Records with drawing code
══════

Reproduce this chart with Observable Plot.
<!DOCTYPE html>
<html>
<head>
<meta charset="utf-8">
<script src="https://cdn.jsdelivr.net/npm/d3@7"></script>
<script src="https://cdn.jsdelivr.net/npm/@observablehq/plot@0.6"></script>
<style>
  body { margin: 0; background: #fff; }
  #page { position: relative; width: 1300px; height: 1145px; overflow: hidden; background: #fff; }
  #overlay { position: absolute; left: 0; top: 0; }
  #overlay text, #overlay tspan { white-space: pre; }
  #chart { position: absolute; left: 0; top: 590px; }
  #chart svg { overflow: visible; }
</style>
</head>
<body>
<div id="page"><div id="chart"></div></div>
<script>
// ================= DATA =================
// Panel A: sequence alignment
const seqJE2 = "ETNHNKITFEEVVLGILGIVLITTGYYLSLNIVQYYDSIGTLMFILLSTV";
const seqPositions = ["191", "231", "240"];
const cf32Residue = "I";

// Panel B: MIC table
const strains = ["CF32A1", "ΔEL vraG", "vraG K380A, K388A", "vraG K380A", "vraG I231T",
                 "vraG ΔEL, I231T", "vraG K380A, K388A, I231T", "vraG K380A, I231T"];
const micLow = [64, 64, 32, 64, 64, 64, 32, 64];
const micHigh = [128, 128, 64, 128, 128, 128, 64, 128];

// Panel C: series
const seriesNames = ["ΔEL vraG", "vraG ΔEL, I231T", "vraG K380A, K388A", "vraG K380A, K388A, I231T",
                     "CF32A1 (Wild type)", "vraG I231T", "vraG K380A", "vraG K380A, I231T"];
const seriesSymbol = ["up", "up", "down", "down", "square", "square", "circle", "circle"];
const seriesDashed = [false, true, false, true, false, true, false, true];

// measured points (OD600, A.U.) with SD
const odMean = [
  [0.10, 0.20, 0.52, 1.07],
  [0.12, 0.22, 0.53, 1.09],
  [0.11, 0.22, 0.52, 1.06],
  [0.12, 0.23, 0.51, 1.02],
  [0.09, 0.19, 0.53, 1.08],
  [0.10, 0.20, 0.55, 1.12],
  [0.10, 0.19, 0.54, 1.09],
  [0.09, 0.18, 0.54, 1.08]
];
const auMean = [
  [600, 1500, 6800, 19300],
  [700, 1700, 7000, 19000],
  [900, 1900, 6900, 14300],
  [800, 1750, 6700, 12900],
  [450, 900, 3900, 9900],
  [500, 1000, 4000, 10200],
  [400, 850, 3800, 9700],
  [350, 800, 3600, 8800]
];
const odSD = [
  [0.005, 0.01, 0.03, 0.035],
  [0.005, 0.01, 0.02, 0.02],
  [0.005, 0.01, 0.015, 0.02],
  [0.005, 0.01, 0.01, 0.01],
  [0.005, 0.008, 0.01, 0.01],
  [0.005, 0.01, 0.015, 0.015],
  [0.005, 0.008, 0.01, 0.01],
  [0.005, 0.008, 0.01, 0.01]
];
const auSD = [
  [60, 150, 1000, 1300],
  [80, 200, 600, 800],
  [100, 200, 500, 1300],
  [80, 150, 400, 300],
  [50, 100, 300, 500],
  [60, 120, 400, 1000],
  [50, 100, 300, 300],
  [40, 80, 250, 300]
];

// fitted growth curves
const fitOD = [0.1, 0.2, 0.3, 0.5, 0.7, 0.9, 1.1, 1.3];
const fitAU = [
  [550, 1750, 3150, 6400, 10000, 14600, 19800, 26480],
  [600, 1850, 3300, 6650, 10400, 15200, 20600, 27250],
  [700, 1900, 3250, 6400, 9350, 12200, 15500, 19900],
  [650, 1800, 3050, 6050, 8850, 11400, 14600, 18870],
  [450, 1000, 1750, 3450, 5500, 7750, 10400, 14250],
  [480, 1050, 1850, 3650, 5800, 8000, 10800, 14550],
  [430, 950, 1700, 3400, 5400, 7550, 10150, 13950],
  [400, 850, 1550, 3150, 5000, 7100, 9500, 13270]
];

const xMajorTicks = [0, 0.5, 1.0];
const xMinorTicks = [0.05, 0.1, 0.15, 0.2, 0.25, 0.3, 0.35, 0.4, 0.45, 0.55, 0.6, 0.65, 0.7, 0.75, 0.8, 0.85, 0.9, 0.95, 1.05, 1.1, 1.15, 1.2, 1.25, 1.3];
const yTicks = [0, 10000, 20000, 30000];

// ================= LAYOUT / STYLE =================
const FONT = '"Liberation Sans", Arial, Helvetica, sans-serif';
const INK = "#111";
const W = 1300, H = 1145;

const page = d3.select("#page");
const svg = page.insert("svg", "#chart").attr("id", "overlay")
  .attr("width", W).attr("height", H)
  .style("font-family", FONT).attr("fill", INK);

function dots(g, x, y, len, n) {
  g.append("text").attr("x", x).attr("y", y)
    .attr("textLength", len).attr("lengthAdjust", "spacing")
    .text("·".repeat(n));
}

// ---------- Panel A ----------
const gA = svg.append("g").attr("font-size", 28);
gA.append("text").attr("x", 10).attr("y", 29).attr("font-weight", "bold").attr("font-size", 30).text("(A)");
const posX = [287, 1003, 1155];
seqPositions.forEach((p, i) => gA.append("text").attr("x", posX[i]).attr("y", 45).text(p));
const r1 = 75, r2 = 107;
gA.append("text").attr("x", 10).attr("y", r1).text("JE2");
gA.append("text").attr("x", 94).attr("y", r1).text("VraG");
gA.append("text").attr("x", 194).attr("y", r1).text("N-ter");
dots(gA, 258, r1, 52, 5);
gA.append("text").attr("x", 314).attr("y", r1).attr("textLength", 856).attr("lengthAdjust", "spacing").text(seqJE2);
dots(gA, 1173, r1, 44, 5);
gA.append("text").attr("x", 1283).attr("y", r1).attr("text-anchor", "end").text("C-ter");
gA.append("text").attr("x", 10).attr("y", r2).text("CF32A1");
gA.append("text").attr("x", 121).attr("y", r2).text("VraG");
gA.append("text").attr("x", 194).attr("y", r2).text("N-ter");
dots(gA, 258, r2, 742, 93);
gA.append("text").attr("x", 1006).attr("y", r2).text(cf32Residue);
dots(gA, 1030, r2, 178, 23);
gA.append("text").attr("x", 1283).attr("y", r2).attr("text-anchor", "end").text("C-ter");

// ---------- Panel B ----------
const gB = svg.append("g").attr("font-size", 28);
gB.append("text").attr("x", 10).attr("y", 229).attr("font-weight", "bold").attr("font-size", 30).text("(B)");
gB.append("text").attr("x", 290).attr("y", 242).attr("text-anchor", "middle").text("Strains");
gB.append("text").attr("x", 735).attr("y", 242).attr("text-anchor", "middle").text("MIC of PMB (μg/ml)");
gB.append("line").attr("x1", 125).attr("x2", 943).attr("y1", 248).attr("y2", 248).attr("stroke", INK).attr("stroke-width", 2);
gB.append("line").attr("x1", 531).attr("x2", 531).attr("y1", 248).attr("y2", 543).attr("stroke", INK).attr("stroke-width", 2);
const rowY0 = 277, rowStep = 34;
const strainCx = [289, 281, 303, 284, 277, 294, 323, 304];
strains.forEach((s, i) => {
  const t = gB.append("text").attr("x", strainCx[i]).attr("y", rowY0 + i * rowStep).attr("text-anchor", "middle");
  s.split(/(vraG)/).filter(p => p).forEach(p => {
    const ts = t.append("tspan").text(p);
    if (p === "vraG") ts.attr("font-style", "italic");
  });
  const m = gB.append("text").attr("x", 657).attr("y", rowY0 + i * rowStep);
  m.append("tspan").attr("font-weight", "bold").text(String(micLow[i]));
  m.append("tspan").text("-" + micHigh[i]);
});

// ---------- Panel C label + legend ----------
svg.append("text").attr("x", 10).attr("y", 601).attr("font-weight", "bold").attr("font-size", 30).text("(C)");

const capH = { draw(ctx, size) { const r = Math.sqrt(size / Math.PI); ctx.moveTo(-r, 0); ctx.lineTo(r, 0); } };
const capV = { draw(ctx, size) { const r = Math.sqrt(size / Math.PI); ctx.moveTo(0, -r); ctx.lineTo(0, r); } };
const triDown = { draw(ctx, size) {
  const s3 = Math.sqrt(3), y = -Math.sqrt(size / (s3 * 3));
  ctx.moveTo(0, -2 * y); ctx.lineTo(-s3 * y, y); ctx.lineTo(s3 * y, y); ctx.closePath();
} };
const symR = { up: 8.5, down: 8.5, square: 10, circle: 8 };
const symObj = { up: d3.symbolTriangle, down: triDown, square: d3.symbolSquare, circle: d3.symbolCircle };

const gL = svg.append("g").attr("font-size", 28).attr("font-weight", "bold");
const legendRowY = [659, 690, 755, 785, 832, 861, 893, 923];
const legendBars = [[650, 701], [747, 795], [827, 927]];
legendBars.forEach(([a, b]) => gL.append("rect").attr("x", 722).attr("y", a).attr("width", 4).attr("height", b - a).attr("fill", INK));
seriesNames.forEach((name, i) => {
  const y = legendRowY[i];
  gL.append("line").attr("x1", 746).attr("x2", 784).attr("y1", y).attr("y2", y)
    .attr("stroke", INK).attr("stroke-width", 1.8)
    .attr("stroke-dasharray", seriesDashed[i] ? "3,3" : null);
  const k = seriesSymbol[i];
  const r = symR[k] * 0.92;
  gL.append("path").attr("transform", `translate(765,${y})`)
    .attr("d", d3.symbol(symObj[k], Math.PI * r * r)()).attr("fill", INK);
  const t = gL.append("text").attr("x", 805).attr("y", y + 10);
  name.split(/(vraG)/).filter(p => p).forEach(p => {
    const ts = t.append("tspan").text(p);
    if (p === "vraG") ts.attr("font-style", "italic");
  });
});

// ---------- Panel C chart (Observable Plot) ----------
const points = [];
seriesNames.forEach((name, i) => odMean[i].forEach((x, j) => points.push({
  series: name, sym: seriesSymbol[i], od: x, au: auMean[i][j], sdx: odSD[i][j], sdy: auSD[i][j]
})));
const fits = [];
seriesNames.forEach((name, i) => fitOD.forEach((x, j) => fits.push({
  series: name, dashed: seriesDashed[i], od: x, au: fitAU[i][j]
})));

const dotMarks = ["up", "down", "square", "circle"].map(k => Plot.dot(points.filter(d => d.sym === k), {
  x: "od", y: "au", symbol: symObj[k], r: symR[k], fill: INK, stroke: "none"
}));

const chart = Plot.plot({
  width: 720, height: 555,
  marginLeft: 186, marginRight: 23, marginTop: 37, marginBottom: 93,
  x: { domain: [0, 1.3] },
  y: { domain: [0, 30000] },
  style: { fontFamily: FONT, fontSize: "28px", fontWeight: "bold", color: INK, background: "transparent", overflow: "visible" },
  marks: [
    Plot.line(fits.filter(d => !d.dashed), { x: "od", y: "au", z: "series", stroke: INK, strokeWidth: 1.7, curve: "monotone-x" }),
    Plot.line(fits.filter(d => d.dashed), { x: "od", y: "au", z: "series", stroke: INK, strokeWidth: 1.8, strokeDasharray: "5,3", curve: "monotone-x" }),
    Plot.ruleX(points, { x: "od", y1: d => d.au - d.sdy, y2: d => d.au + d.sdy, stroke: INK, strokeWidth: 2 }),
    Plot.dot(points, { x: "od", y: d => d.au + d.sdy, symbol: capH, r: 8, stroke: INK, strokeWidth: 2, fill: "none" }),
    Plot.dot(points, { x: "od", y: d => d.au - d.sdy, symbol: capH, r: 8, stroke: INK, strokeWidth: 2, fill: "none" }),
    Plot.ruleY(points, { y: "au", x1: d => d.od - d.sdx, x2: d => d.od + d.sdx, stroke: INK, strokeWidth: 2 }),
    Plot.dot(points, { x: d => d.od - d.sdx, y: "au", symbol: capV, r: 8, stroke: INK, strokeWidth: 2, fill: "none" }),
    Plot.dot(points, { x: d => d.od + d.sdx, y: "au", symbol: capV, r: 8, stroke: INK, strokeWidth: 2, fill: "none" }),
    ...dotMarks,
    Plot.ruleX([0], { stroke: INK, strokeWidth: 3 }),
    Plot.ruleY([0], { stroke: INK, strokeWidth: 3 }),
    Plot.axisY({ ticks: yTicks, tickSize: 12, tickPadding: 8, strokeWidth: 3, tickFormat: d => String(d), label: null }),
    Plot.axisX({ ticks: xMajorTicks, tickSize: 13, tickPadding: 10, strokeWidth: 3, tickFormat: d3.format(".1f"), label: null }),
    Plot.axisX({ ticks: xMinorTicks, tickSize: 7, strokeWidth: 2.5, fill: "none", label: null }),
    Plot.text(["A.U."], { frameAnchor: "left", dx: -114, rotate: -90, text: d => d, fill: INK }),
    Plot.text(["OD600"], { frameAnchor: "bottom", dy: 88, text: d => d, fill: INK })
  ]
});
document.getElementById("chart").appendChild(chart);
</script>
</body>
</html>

══════

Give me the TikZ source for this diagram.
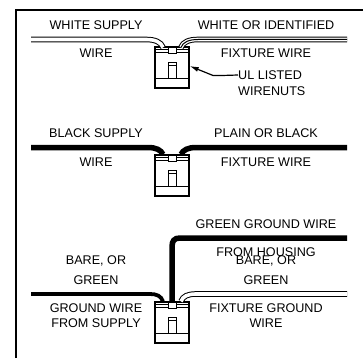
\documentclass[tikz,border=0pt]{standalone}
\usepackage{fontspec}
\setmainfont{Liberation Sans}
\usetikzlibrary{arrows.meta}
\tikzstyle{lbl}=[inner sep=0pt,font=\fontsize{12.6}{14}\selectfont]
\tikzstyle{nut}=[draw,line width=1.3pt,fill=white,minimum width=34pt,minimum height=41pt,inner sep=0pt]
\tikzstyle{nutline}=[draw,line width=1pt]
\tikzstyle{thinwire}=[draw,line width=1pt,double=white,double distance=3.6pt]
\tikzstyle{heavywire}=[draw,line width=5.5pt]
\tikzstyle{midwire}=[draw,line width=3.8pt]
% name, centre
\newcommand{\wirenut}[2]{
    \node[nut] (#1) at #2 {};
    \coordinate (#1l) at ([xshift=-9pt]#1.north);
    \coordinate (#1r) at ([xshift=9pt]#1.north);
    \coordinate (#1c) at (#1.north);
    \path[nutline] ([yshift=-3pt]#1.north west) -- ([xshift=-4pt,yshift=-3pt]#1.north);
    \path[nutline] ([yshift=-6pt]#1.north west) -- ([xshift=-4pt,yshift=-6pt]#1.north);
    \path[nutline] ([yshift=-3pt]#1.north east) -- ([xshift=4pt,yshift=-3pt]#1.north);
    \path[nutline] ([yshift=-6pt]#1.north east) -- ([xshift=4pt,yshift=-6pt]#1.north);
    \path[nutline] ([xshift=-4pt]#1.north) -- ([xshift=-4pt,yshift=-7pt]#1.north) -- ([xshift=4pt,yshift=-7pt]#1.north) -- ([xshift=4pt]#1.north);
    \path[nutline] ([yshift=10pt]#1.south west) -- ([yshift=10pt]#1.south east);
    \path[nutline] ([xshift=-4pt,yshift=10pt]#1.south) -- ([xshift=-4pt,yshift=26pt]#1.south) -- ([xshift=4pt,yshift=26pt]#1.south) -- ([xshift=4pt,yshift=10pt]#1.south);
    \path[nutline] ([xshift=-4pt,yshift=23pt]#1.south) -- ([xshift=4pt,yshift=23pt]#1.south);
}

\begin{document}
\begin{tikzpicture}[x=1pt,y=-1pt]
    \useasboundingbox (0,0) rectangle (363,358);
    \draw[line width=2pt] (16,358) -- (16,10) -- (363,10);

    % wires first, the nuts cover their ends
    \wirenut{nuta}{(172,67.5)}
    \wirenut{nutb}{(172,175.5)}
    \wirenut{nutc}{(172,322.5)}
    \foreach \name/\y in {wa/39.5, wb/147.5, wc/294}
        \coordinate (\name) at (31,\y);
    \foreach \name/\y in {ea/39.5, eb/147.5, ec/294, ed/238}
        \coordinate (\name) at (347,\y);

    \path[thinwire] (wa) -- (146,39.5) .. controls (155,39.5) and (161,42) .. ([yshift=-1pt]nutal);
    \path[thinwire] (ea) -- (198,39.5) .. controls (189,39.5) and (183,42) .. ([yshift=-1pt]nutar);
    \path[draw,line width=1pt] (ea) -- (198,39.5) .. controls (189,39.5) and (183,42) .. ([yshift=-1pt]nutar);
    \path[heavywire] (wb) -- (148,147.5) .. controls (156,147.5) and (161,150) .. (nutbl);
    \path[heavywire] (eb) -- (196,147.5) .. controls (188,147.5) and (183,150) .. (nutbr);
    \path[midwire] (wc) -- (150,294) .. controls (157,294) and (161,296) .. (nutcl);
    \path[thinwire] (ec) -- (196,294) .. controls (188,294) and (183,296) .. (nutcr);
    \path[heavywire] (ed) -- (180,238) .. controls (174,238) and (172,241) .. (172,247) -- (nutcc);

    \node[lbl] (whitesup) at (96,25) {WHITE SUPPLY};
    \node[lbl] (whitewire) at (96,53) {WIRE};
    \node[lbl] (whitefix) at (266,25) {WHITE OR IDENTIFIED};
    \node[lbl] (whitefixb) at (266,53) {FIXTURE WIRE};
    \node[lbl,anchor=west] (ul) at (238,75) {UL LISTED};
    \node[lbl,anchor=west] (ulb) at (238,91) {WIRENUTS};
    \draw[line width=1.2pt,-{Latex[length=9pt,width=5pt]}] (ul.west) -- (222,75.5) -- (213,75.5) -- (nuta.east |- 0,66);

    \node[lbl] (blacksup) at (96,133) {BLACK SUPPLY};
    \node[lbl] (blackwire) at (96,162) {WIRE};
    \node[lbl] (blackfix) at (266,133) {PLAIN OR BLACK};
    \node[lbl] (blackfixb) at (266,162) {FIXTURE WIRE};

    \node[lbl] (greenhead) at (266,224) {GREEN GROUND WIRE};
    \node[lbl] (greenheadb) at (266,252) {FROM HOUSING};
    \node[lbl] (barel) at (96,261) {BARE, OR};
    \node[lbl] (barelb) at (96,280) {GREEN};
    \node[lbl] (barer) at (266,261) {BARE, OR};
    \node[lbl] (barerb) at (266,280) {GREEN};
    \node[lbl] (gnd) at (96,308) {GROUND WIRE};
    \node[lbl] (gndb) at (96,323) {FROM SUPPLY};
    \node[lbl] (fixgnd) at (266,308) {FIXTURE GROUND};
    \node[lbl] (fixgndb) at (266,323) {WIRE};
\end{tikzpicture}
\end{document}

══════

§ **What you will do**
Each line above that holds the string "chart" should be copied and shown.

§ **Complete output**
Reproduce this chart with Observable Plot.
  #chart { position: absolute; left: 0; top: 590px; }
  #chart svg { overflow: visible; }
<div id="page"><div id="chart"></div></div>
const svg = page.insert("svg", "#chart").attr("id", "overlay")
// ---------- Panel C chart (Observable Plot) ----------
const chart = Plot.plot({
document.getElementById("chart").appendChild(chart);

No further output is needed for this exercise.